## begin

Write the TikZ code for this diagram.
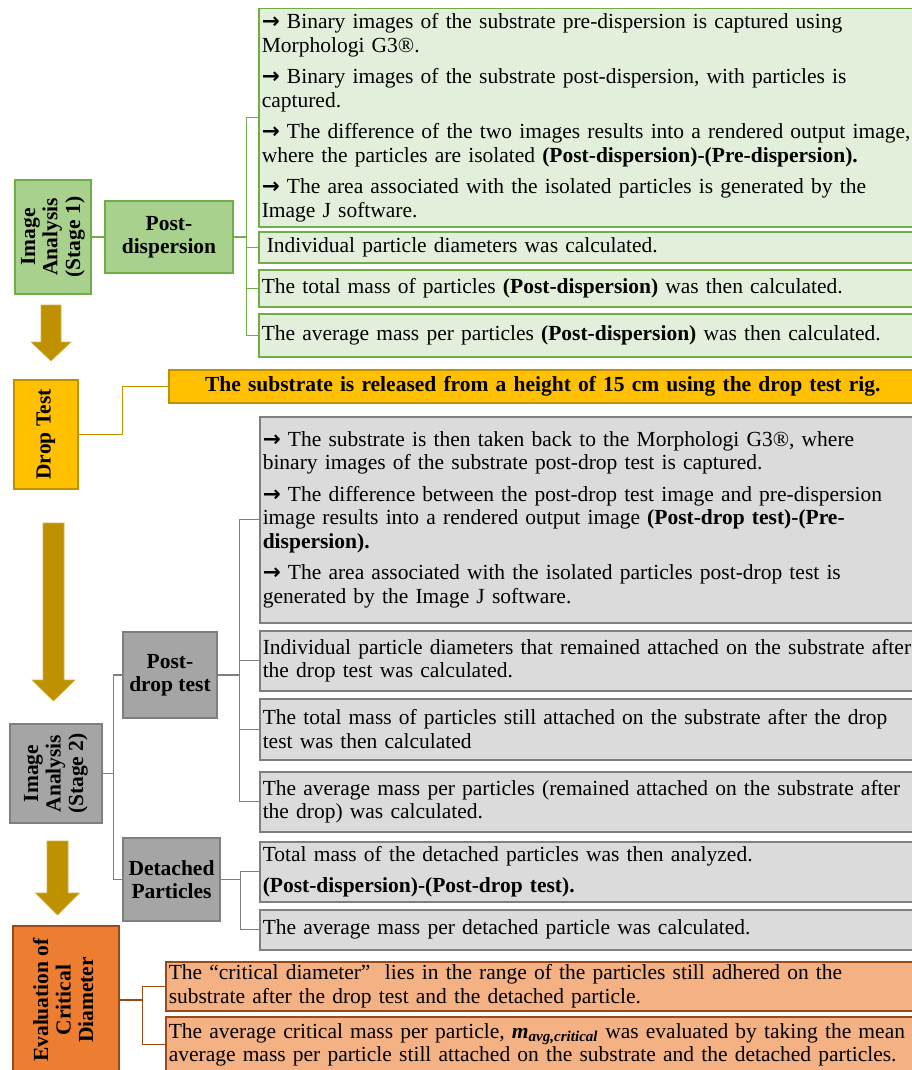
\documentclass[tikz,border=0pt]{standalone}
\usepackage{fontspec}
\setmainfont{Liberation Serif}
\newfontfamily\arrowfont{DejaVu Sans}
\usepackage{graphicx}
\usepackage{tikz}
\usetikzlibrary{positioning,calc}

\definecolor{grnhead}{HTML}{A9D18E}
\definecolor{grnline}{HTML}{70AD47}
\definecolor{grnbox}{HTML}{E2EFDA}
\definecolor{ylwhead}{HTML}{FFC000}
\definecolor{ylwline}{HTML}{BF9000}
\definecolor{gryhead}{HTML}{A5A5A5}
\definecolor{gryline}{HTML}{7F7F7F}
\definecolor{grybox}{HTML}{DBDBDB}
\definecolor{orghead}{HTML}{ED7D31}
\definecolor{orgline}{HTML}{9A4A16}
\definecolor{orgbox}{HTML}{F4B183}

\newcommand{\txtsize}{\fontsize{21.5}{23.7}\selectfont}
\newcommand{\vtext}[1]{\rotatebox{90}{\begin{tabular}{@{}c@{}}#1\end{tabular}}}
\newcommand{\bul}{{\arrowfont\bfseries →}\ }

\tikzset{
	box/.style={draw, line width=1.5pt, inner sep=3pt, font=\txtsize},
	head/.style={box, font={\fontsize{21.5}{22.5}\selectfont\bfseries}, align=center, inner sep=0pt},
	item/.style={box, anchor=north west, align=left, text width=700pt},
	gline/.style={draw=grnline, line width=1.3pt},
	yline/.style={draw=ylwline, line width=1.3pt},
	kline/.style={draw=gryline, line width=1.3pt},
	oline/.style={draw=orgline, line width=1.3pt},
	blockarrow/.style={fill=ylwline, draw=ylwline!70!white, line width=0.6pt}
}

\begin{document}
\begin{tikzpicture}[x=1pt,y=-1pt]
		\clip (0,0) rectangle (912,1070);
		% stage 1
		\node[head, fill=grnhead, draw=grnline, minimum width=76pt, minimum height=114pt] (ia1) at (53,237) {\vtext{Image\\Analysis\\(Stage 1)}};
		\node[head, fill=grnhead, draw=grnline, minimum width=128pt, minimum height=72pt] (pd) at (169,237) {Post-\\dispersion};
		\node[item, fill=grnbox, draw=grnline, minimum height=218pt] (g1) at (258,8) {%
			\bul Binary images of the substrate pre-dispersion is captured using\\
			Morphologi G3®.\\[7.5pt]
			\bul Binary images of the substrate post-dispersion, with particles is\\
			captured.\\[7.5pt]
			\bul The difference of the two images results into a rendered output image,\\
			where the particles are isolated \textbf{(Post-dispersion)-(Pre-dispersion).}\\[7.5pt]
			\bul The area associated with the isolated particles is generated by the\\
			Image J software.};
		\node[item, fill=grnbox, draw=grnline, minimum height=31pt] (g2) at (258,231) {\hspace*{5pt}Individual particle diameters was calculated.};
		\node[item, fill=grnbox, draw=grnline, minimum height=37pt] (g3) at (258,269) {The total mass of particles \textbf{(Post-dispersion)} was then calculated.};
		\node[item, fill=grnbox, draw=grnline, minimum height=43pt] (g4) at (258,313) {The average mass per particles \textbf{(Post-dispersion)} was then calculated.};
		\draw[gline] (ia1.east) -- (pd.west);
		\draw[gline] (pd.east) -- ++(13,0) coordinate (gbus);
		\foreach \n in {g1,g2,g3,g4}
			\draw[gline] (gbus) |- (\n.west);

		% drop test
		\node[head, fill=ylwhead, draw=ylwline, minimum width=64pt, minimum height=109pt] (dt) at (46,434.5) {\vtext{Drop Test}};
		\node[box, fill=ylwhead, draw=ylwline, anchor=west, font=\txtsize\bfseries, text width=748pt, align=center, inner sep=0pt, minimum height=33pt] (rig) at (168,386.5) {The substrate is released from a height of 15 cm using the drop test rig.};
		\draw[yline] (dt.east) -- ++(44,0) |- (rig.west);

		% stage 2
		\node[head, fill=gryhead, draw=gryline, minimum width=92pt, minimum height=99pt] (ia2) at (56,773.5) {\vtext{Image\\Analysis\\(Stage 2)}};
		\node[head, fill=gryhead, draw=gryline, minimum width=94pt, minimum height=86pt] (pdt) at (170,675) {Post-\\drop test};
		\node[head, fill=gryhead, draw=gryline, minimum width=97pt, minimum height=83pt] (det) at (171.5,879.5) {Detached\\Particles};
		\node[item, fill=grybox, draw=gryline, minimum height=206pt] (r1) at (259,416) {%
			\bul The substrate is then taken back to the Morphologi G3®, where\\
			binary images of the substrate post-drop test is captured.\\[7.5pt]
			\bul The difference between the post-drop test image and pre-dispersion\\
			image results into a rendered output image \textbf{(Post-drop test)-(Pre-}\\
			\textbf{dispersion).}\\[7.5pt]
			\bul The area associated with the isolated particles post-drop test is\\
			generated by the Image J software.};
		\node[item, fill=grybox, draw=gryline, minimum height=60pt] (r2) at (259,630) {Individual particle diameters that remained attached on the substrate after\\the drop test was calculated.};
		\node[item, fill=grybox, draw=gryline, minimum height=61pt] (r3) at (259,698) {The total mass of particles still attached on the substrate after the drop\\test was then calculated};
		\node[item, fill=grybox, draw=gryline, minimum height=60pt] (r4) at (259,771) {The average mass per particles (remained attached on the substrate after\\the drop) was calculated.};
		\node[item, fill=grybox, draw=gryline, minimum height=60pt] (d1) at (259,841) {Total mass of the detached particles was then analyzed.\\[7.5pt]\textbf{(Post-dispersion)-(Post-drop test).}};
		\node[item, fill=grybox, draw=gryline, minimum height=40pt] (d2) at (259,909) {The average mass per detached particle was calculated.};
		\draw[kline] (ia2.east) -- ++(11,0) coordinate (kbus);
		\draw[kline] (kbus) |- (pdt.west);
		\draw[kline] (kbus) |- (det.west);
		\draw[kline] (pdt.east) -- ++(22,0) coordinate (pbus);
		\foreach \n in {r1,r2,r3,r4}
			\draw[kline] (pbus) |- (\n.west);
		\draw[kline] (det.east) -- ++(20,0) coordinate (dbus);
		\foreach \n in {d1,d2}
			\draw[kline] (dbus) |- (\n.west);

		% critical diameter
		\node[head, fill=orghead, draw=orgline, minimum width=106pt, minimum height=148pt] (ev) at (66,1000) {\vtext{Evaluation of\\Critical\\Diameter}};
		\node[item, fill=orgbox, draw=orgline, minimum height=45pt, text width=760pt] (o1) at (165,961) {The “critical diameter”\ \ lies in the range of the particles still adhered on the\\substrate after the drop test and the detached particle.};
		\node[item, fill=orgbox, draw=orgline, minimum height=56pt, text width=760pt] (o2) at (165,1016) {The average critical mass per particle, \textbf{\textit{m}\textsubscript{\textit{avg,critical}}} was evaluated by taking the mean\\average mass per particle still attached on the substrate and the detached particles.};
		\draw[oline] (ev.east) -- ++(23,0) coordinate (obus);
		\foreach \n in {o1,o2}
			\draw[oline] (obus) |- (\n.west);

		% block arrows
		\foreach \cx/\ytop/\yhead/\ytip/\sw/\hw in {51/305/342/361/10/20, 53.5/523/680/701/10.5/21.5, 57.5/841/893/915/10.5/22}
			\filldraw[blockarrow] (\cx-\sw,\ytop) -- (\cx+\sw,\ytop) -- (\cx+\sw,\yhead) -- (\cx+\hw,\yhead) -- (\cx,\ytip) -- (\cx-\hw,\yhead) -- (\cx-\sw,\yhead) -- cycle;
\end{tikzpicture}
\end{document}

## end

▸ Problem details
Would you set down the listing exactly, omitting pictures?

▸ Task result
Write the TikZ code for this diagram.
\documentclass[tikz,border=0pt]{standalone}
\usepackage{fontspec}
\setmainfont{Liberation Serif}
\newfontfamily\arrowfont{DejaVu Sans}
\usepackage{graphicx}
\usepackage{tikz}
\usetikzlibrary{positioning,calc}

\definecolor{grnhead}{HTML}{A9D18E}
\definecolor{grnline}{HTML}{70AD47}
\definecolor{grnbox}{HTML}{E2EFDA}
\definecolor{ylwhead}{HTML}{FFC000}
\definecolor{ylwline}{HTML}{BF9000}
\definecolor{gryhead}{HTML}{A5A5A5}
\definecolor{gryline}{HTML}{7F7F7F}
\definecolor{grybox}{HTML}{DBDBDB}
\definecolor{orghead}{HTML}{ED7D31}
\definecolor{orgline}{HTML}{9A4A16}
\definecolor{orgbox}{HTML}{F4B183}

\newcommand{\txtsize}{\fontsize{21.5}{23.7}\selectfont}
\newcommand{\vtext}[1]{\rotatebox{90}{\begin{tabular}{@{}c@{}}#1\end{tabular}}}
\newcommand{\bul}{{\arrowfont\bfseries →}\ }

\tikzset{
	box/.style={draw, line width=1.5pt, inner sep=3pt, font=\txtsize},
	head/.style={box, font={\fontsize{21.5}{22.5}\selectfont\bfseries}, align=center, inner sep=0pt},
	item/.style={box, anchor=north west, align=left, text width=700pt},
	gline/.style={draw=grnline, line width=1.3pt},
	yline/.style={draw=ylwline, line width=1.3pt},
	kline/.style={draw=gryline, line width=1.3pt},
	oline/.style={draw=orgline, line width=1.3pt},
	blockarrow/.style={fill=ylwline, draw=ylwline!70!white, line width=0.6pt}
}

\begin{document}
\begin{tikzpicture}[x=1pt,y=-1pt]
		\clip (0,0) rectangle (912,1070);
		% stage 1
		\node[head, fill=grnhead, draw=grnline, minimum width=76pt, minimum height=114pt] (ia1) at (53,237) {\vtext{Image\\Analysis\\(Stage 1)}};
		\node[head, fill=grnhead, draw=grnline, minimum width=128pt, minimum height=72pt] (pd) at (169,237) {Post-\\dispersion};
		\node[item, fill=grnbox, draw=grnline, minimum height=218pt] (g1) at (258,8) {%
			\bul Binary images of the substrate pre-dispersion is captured using\\
			Morphologi G3®.\\[7.5pt]
			\bul Binary images of the substrate post-dispersion, with particles is\\
			captured.\\[7.5pt]
			\bul The difference of the two images results into a rendered output image,\\
			where the particles are isolated \textbf{(Post-dispersion)-(Pre-dispersion).}\\[7.5pt]
			\bul The area associated with the isolated particles is generated by the\\
			Image J software.};
		\node[item, fill=grnbox, draw=grnline, minimum height=31pt] (g2) at (258,231) {\hspace*{5pt}Individual particle diameters was calculated.};
		\node[item, fill=grnbox, draw=grnline, minimum height=37pt] (g3) at (258,269) {The total mass of particles \textbf{(Post-dispersion)} was then calculated.};
		\node[item, fill=grnbox, draw=grnline, minimum height=43pt] (g4) at (258,313) {The average mass per particles \textbf{(Post-dispersion)} was then calculated.};
		\draw[gline] (ia1.east) -- (pd.west);
		\draw[gline] (pd.east) -- ++(13,0) coordinate (gbus);
		\foreach \n in {g1,g2,g3,g4}
			\draw[gline] (gbus) |- (\n.west);

		% drop test
		\node[head, fill=ylwhead, draw=ylwline, minimum width=64pt, minimum height=109pt] (dt) at (46,434.5) {\vtext{Drop Test}};
		\node[box, fill=ylwhead, draw=ylwline, anchor=west, font=\txtsize\bfseries, text width=748pt, align=center, inner sep=0pt, minimum height=33pt] (rig) at (168,386.5) {The substrate is released from a height of 15 cm using the drop test rig.};
		\draw[yline] (dt.east) -- ++(44,0) |- (rig.west);

		% stage 2
		\node[head, fill=gryhead, draw=gryline, minimum width=92pt, minimum height=99pt] (ia2) at (56,773.5) {\vtext{Image\\Analysis\\(Stage 2)}};
		\node[head, fill=gryhead, draw=gryline, minimum width=94pt, minimum height=86pt] (pdt) at (170,675) {Post-\\drop test};
		\node[head, fill=gryhead, draw=gryline, minimum width=97pt, minimum height=83pt] (det) at (171.5,879.5) {Detached\\Particles};
		\node[item, fill=grybox, draw=gryline, minimum height=206pt] (r1) at (259,416) {%
			\bul The substrate is then taken back to the Morphologi G3®, where\\
			binary images of the substrate post-drop test is captured.\\[7.5pt]
			\bul The difference between the post-drop test image and pre-dispersion\\
			image results into a rendered output image \textbf{(Post-drop test)-(Pre-}\\
			\textbf{dispersion).}\\[7.5pt]
			\bul The area associated with the isolated particles post-drop test is\\
			generated by the Image J software.};
		\node[item, fill=grybox, draw=gryline, minimum height=60pt] (r2) at (259,630) {Individual particle diameters that remained attached on the substrate after\\the drop test was calculated.};
		\node[item, fill=grybox, draw=gryline, minimum height=61pt] (r3) at (259,698) {The total mass of particles still attached on the substrate after the drop\\test was then calculated};
		\node[item, fill=grybox, draw=gryline, minimum height=60pt] (r4) at (259,771) {The average mass per particles (remained attached on the substrate after\\the drop) was calculated.};
		\node[item, fill=grybox, draw=gryline, minimum height=60pt] (d1) at (259,841) {Total mass of the detached particles was then analyzed.\\[7.5pt]\textbf{(Post-dispersion)-(Post-drop test).}};
		\node[item, fill=grybox, draw=gryline, minimum height=40pt] (d2) at (259,909) {The average mass per detached particle was calculated.};
		\draw[kline] (ia2.east) -- ++(11,0) coordinate (kbus);
		\draw[kline] (kbus) |- (pdt.west);
		\draw[kline] (kbus) |- (det.west);
		\draw[kline] (pdt.east) -- ++(22,0) coordinate (pbus);
		\foreach \n in {r1,r2,r3,r4}
			\draw[kline] (pbus) |- (\n.west);
		\draw[kline] (det.east) -- ++(20,0) coordinate (dbus);
		\foreach \n in {d1,d2}
			\draw[kline] (dbus) |- (\n.west);

		% critical diameter
		\node[head, fill=orghead, draw=orgline, minimum width=106pt, minimum height=148pt] (ev) at (66,1000) {\vtext{Evaluation of\\Critical\\Diameter}};
		\node[item, fill=orgbox, draw=orgline, minimum height=45pt, text width=760pt] (o1) at (165,961) {The “critical diameter”\ \ lies in the range of the particles still adhered on the\\substrate after the drop test and the detached particle.};
		\node[item, fill=orgbox, draw=orgline, minimum height=56pt, text width=760pt] (o2) at (165,1016) {The average critical mass per particle, \textbf{\textit{m}\textsubscript{\textit{avg,critical}}} was evaluated by taking the mean\\average mass per particle still attached on the substrate and the detached particles.};
		\draw[oline] (ev.east) -- ++(23,0) coordinate (obus);
		\foreach \n in {o1,o2}
			\draw[oline] (obus) |- (\n.west);

		% block arrows
		\foreach \cx/\ytop/\yhead/\ytip/\sw/\hw in {51/305/342/361/10/20, 53.5/523/680/701/10.5/21.5, 57.5/841/893/915/10.5/22}
			\filldraw[blockarrow] (\cx-\sw,\ytop) -- (\cx+\sw,\ytop) -- (\cx+\sw,\yhead) -- (\cx+\hw,\yhead) -- (\cx,\ytip) -- (\cx-\hw,\yhead) -- (\cx-\sw,\yhead) -- cycle;
\end{tikzpicture}
\end{document}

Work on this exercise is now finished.